Sunday 22 November 2009

What did I do with my time?

I'm 6 days from my 40th birthday and it leaves me wondering what on earth I have done with my time? I seem to have lived the average life with a couple of children, a job or two and a few years in my younger days of being drunk and having fun but what does it all mean? Well very little if truth be told.
I wonder if I would have appreciated my children any more than I do if I'd had them when I was younger, I doubt it.
I would probably have ruined any relationship I could have had but I can't really say that as it would have changed my attitude no matter what age I would have been. My kids have turned me into an overly emotional and very protective dad who would give nothing short of his life for his children. I would have thought that was a normal reaction of a parent to a child but the older I get the more I realize that simply isn't the case.
I still find it disturbing that parents cannot feel for their children the way they should and I for one would like to see those adults punished for every act of selfishness and neglect towards their kids.

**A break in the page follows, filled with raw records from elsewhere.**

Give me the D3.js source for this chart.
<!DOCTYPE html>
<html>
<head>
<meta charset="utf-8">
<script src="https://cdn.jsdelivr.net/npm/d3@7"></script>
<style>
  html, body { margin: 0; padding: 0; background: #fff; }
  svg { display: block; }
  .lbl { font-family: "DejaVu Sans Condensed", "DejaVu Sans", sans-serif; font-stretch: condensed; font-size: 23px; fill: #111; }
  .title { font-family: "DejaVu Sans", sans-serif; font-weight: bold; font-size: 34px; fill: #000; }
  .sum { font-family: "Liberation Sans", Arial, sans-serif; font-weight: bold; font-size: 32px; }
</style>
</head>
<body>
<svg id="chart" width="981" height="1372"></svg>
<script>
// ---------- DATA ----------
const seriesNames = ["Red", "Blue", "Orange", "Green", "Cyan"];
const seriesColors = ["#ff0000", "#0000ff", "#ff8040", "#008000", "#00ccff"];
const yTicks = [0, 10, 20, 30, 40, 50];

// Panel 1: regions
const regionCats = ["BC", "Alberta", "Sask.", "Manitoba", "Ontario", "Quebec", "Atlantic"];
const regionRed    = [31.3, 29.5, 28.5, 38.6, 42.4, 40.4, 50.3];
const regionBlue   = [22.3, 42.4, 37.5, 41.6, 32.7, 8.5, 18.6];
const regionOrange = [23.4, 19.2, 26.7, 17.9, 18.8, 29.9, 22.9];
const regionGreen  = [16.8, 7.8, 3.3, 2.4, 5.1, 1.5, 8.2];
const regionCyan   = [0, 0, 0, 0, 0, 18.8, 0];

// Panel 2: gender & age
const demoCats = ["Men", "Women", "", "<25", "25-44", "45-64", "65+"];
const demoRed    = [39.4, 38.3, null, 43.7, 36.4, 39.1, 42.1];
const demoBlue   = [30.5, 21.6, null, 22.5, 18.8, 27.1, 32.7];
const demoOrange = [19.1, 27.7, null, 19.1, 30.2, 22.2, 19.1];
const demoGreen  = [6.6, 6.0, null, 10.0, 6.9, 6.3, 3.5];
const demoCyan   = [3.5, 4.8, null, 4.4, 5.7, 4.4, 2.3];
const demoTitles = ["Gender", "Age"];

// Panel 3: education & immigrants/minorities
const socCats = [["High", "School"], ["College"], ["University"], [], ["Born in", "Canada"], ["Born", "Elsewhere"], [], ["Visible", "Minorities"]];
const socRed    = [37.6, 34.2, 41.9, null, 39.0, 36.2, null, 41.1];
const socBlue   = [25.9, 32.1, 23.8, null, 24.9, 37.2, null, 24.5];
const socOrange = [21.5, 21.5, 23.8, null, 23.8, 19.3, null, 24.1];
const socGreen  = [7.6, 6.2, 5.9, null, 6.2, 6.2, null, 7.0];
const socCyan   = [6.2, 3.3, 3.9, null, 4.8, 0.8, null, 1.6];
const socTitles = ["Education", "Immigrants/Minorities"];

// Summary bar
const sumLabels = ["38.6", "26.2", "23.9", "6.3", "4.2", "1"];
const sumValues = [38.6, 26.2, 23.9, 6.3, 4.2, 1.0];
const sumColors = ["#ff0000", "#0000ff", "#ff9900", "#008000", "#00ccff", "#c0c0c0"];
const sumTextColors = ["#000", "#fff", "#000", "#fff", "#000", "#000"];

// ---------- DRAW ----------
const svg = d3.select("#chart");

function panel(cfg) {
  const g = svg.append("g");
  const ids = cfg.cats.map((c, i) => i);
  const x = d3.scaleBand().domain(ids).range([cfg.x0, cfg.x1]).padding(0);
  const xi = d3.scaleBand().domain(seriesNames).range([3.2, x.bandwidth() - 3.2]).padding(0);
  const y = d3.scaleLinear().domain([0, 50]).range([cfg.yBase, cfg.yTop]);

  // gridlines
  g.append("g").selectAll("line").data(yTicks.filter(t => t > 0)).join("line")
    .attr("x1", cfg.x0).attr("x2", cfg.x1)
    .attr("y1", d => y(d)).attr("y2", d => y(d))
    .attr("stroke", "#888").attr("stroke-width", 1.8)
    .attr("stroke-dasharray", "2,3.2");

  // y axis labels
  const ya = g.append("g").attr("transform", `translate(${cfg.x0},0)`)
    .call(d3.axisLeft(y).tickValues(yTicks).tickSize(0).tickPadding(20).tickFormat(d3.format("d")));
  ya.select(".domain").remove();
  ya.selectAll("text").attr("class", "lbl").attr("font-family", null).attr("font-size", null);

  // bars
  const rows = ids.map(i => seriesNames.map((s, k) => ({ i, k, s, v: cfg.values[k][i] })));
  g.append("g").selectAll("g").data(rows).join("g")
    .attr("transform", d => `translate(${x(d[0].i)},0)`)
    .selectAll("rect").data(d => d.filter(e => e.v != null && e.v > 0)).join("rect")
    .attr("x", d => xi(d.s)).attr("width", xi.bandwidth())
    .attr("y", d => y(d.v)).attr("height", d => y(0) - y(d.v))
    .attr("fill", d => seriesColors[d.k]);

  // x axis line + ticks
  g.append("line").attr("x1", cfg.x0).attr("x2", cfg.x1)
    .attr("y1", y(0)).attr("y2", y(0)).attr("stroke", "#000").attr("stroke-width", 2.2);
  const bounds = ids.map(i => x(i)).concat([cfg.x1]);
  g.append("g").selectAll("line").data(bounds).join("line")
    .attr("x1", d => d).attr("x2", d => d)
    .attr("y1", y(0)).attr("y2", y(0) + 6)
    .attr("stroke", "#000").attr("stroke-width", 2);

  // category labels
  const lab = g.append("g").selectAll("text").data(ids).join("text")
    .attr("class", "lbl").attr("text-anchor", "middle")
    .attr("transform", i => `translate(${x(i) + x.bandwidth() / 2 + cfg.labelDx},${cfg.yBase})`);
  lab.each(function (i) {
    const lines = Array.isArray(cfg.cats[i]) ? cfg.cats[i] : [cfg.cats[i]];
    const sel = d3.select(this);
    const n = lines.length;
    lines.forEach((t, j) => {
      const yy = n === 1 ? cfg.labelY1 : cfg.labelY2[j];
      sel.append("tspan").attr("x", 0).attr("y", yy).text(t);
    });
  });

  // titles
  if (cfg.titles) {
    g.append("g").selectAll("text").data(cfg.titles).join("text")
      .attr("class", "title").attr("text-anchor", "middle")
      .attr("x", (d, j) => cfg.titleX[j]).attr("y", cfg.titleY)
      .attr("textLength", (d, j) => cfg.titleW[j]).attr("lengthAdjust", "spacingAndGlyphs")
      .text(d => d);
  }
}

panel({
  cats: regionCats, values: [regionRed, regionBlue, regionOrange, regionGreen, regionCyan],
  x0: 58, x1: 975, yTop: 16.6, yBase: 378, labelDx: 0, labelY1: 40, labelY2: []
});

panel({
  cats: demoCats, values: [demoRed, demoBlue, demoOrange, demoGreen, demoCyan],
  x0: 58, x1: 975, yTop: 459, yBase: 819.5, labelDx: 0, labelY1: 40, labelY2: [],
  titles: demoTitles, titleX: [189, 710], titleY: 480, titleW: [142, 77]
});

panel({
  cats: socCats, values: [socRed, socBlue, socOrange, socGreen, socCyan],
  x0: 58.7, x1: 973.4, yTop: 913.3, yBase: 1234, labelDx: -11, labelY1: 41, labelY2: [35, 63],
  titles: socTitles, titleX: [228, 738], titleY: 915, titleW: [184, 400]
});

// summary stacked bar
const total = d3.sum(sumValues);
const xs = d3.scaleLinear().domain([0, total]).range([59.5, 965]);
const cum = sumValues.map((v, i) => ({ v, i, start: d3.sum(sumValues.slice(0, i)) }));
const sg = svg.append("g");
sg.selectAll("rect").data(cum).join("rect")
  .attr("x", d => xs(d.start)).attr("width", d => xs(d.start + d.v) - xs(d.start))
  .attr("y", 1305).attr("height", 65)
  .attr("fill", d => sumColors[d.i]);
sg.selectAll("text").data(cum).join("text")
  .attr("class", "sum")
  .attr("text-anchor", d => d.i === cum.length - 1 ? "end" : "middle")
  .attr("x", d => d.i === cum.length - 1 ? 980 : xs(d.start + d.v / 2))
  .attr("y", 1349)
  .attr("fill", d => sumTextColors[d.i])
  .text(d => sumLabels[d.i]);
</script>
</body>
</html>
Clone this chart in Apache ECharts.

I have regret about spending so much of my adult life wasting money and time on nights out and alcohol.  All of it for nothing either. I have absolutely nothing to show for those years of over indulgence except a reduced bank balance and a few stories and that disturbs me. I would love to have had the advantage of hindsight but I could apply that remark towards every part of my life.
I guess that's what they call experience and that really is something that cannot be bought. Experience really is what makes a man from a boy on every level and if only I could bottle it up and sell it, I'd make a fortune. But instead I've spent one and that pretty much sums it up.